Having spent 18 years in formal education it’s got to the point where I need to quit for the sake of preserving my mental health: the generalised anxiety of just being at work is becoming unbearable, so I’m going to quit at the end of this academic year. In short, I can’ts takes no more!

I'm not the only one: nearly 1/3rd of teachers in England and Wales quit within 5 years of qualifying to teach, and in the (paraphrased) words of C. Wright Mills - this is clearly a public issue rather than several hundred thousand private problems.

This post is just the very beginning of an exploration of WHY the English education system induces anxiety, and why it is so difficult (if not impossible) to resist it.

I initially thought I'd be able to bash this post out in a few hours, thinking I'd be organizing the 'problems' into 4-5 categories, but after an hour collecting my thoughts, I've settled on 11 (right click and open the image in new tab to enlarge!):

11 Problems with the British Education System.png

NB - I am mindful, I’ve studied Buddhism, I’ve been on retreat, I know myself intuitively just about as well as you can without going ‘full-on monk’; I can and do use meditative techniques to manage stress and anxiety: but I can no longer manage the sheer and overwhelming anxiety induced in me by the English education system.

NB2 - to all you individualised, psychologised ‘mindfulness without the rest of the Buddhist 8 fold path’ enthusiasts - even the Buddha (yes that guy who pretty much invented the term ‘mindfulness’) recognised the importance of being in the right environment in order to maintain and cultivate spiritual development.

What I am saying in this introductory post is that the English education system is most certainly NOT conducive to mindfulness. In fact, I am saying that it is so bad that even someone with lots of experience in Buddhism and mindfulness techniques (i.e. me) CANNOT protect themselves from the horrors of this system…. maybe someone with 10 years of Zen training could, maybe it would take 20, but I cannot.

I’ve tried, I’ve failed, and I have to leave voluntarily before this system grinds me into a mindless shadow of this self that, outside of this system, I might yet transcend. Whether I ‘return to the marketplace’ after said transcendence is another matter.

The mind map above outlines the 11 objectively existing, structural factors that make my day to day working life an anxiety filled hell. In future posts, I'm going to drill down into each of these and trace systemic imperative to life-world consequence... I'll probably split this series into a further 12 posts - 11 problems and a concluding post, so this is really '1/13' - I didn't put that in the title, as it'd just put people off!

Having waded through the critique, I might then do a more uplifting series of posts on positive educational models. But I need to do the critique first, it's cathartic.

The worrying thing for the English education system is that I’ve had it relatively easy for the last 18 years:


I love the subject I teach (sociology), and for 17/18 of those years, that is the only subject I have taught (so no ‘having to wing-it in a second subject); I teach the easiest age group (16-19s); I teach in a middle class area, so there are very economic barriers to learning, and they are generally very nice and willing to work; and the staff I work with, and even the management (!) are all perfectly lovely; and despite funding cuts (although that is an issue), we’re pretty well-resourced TBH (ipads in the classroom, a generous photocopying budge, enough for plenty of books for me to read to keep up to date with sociology).
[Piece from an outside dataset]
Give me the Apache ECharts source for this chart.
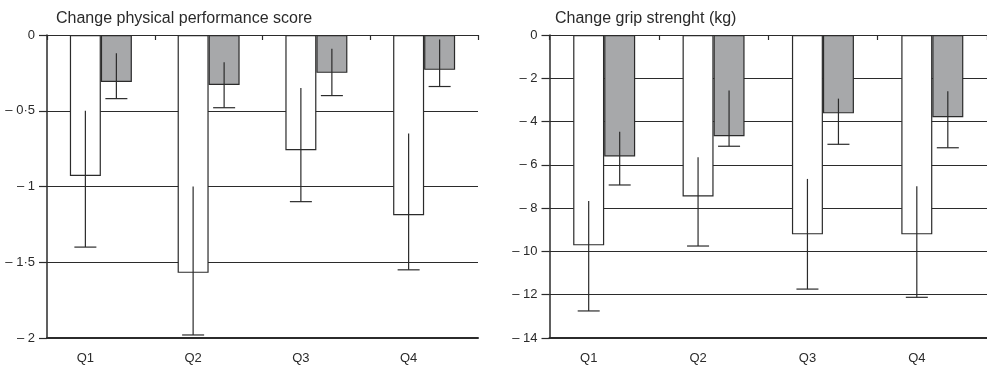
<!DOCTYPE html>
<html><head><meta charset="utf-8">
<script src="https://cdn.jsdelivr.net/npm/echarts@6/dist/echarts.min.js"></script>
<style>html,body{margin:0;padding:0;background:#fff}#c{width:987px;height:366px}</style>
</head><body><div id="c"></div>
<script>
var categories = ['Q1','Q2','Q3','Q4'];
// Left panel: change physical performance score
var ppsWhite = [-0.93, -1.57, -0.76, -1.19];
var ppsWhiteErrHi = [-0.50, -1.00, -0.35, -0.65];
var ppsWhiteErrLo = [-1.40, -1.98, -1.10, -1.55];
var ppsGray = [-0.31, -0.33, -0.25, -0.23];
var ppsGrayErrHi = [-0.12, -0.18, -0.09, -0.03];
var ppsGrayErrLo = [-0.42, -0.48, -0.40, -0.34];
// Right panel: change grip strength (kg)
var gripWhite = [-9.72, -7.46, -9.21, -9.21];
var gripWhiteErrHi = [-7.67, -5.65, -6.65, -6.99];
var gripWhiteErrLo = [-12.75, -9.75, -11.74, -12.12];
var gripGray = [-5.61, -4.68, -3.62, -3.80];
var gripGrayErrHi = [-4.47, -2.57, -2.94, -2.60];
var gripGrayErrLo = [-6.93, -5.14, -5.05, -5.21];

var titles = ['Change physical performance score', 'Change grip strenght (kg)'];

var INK = '#2b2b2b';
var TXT = '#2a2a2a';
var GRAY = '#a7a8aa';
var FONT = '"Liberation Sans", Arial, sans-serif';

function fmtY(v){
  if (v === 0) return '0';
  return '\u2013 ' + String(Math.abs(v)).replace('.', '\u00b7');
}
function errData(lo, hi){ return lo.map(function(l,i){ return [i, l, hi[i]]; }); }
function errRender(sign){
  return function(params, api){
    var x = api.coord([api.value(0), 0])[0] + sign*15.5;
    var pHi = api.coord([api.value(0), api.value(2)]);
    var pLo = api.coord([api.value(0), api.value(1)]);
    var st = {stroke: INK, lineWidth: 1.2};
    return {type:'group', children:[
      {type:'line', shape:{x1:x, y1:pHi[1], x2:x, y2:pLo[1]}, style:st},
      {type:'line', shape:{x1:x-11, y1:pLo[1], x2:x+11, y2:pLo[1]}, style:st}
    ]};
  };
}

var grids = [
  {left:47, top:35, width:431, height:303},
  {left:549.5, top:35, width:437.5, height:303}
];
var yCfg = [{min:-2, max:0, interval:0.5}, {min:-14, max:0, interval:2}];
var panels = [
  [ppsWhite, ppsGray, ppsWhiteErrLo, ppsWhiteErrHi, ppsGrayErrLo, ppsGrayErrHi],
  [gripWhite, gripGray, gripWhiteErrLo, gripWhiteErrHi, gripGrayErrLo, gripGrayErrHi]
];

var xAxis = [], yAxis = [], series = [];
grids.forEach(function(g, k){
  xAxis.push({type:'category', gridIndex:k, data:categories, position:'top', boundaryGap:true,
    axisLine:{onZero:false, lineStyle:{color:INK, width:1.2}},
    axisTick:{show:true, inside:true, length:5, lineStyle:{color:INK, width:1.2}},
    axisLabel:{show:false}, splitLine:{show:false}});
  xAxis.push({type:'category', gridIndex:k, data:categories, position:'bottom', boundaryGap:true,
    axisLine:{onZero:false, lineStyle:{color:INK, width:2}},
    axisTick:{show:false},
    axisLabel:{show:true, color:TXT, fontFamily:FONT, fontSize:13, margin:14, padding:[0,31,0,0]},
    splitLine:{show:false}});
  yAxis.push({type:'value', gridIndex:k, min:yCfg[k].min, max:yCfg[k].max, interval:yCfg[k].interval,
    axisLine:{show:true, lineStyle:{color:INK, width:1.5}},
    axisTick:{show:true, length:8, lineStyle:{color:INK, width:1.2}},
    axisLabel:{color:TXT, fontFamily:FONT, fontSize:13, margin:12, formatter:fmtY},
    splitLine:{show:true, lineStyle:{color:INK, width:1.2}}});
  var d = panels[k];
  series.push({type:'bar', xAxisIndex:2*k, yAxisIndex:k, data:d[0], barWidth:31, barGap:'0%',
    itemStyle:{color:'#fff', borderColor:INK, borderWidth:1.2}, z:3});
  series.push({type:'bar', xAxisIndex:2*k, yAxisIndex:k, data:d[1], barWidth:31, barGap:'0%',
    itemStyle:{color:GRAY, borderColor:INK, borderWidth:1.2}, z:3});
  series.push({type:'custom', xAxisIndex:2*k, yAxisIndex:k, data:errData(d[2], d[3]), renderItem:errRender(-1), z:5});
  series.push({type:'custom', xAxisIndex:2*k, yAxisIndex:k, data:errData(d[4], d[5]), renderItem:errRender(1), z:5});
});

var chart = echarts.init(document.getElementById('c'), null, {renderer:'canvas'});
chart.setOption({
  animation:false,
  backgroundColor:'#fff',
  title:[
    {text:titles[0], left:51, top:6, textStyle:{fontFamily:FONT, fontSize:16, fontWeight:'normal', color:TXT}},
    {text:titles[1], left:550, top:6, textStyle:{fontFamily:FONT, fontSize:16, fontWeight:'normal', color:TXT}}
  ],
  grid:grids,
  xAxis:xAxis,
  yAxis:yAxis,
  series:series
});
</script>
</body></html>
To top all of that, because I teach A level, I effectively have half-time contact hours from May-June; I haven’t had to do any holiday work for about the last decade because since then I’ve been totally on top things, so I have had about 13 weeks genuine holiday a year; and to top it all, I’ve got it set up so I live a 35 minute walk away from work - so I have options: I can walk, cycle, train, or (since I bought a car) drive.

In short, if a system can cut through all of those perks and make someone like me feel so bad that I can't take it no more.... that is one SERIOUSLY FLAWED SYSTEM!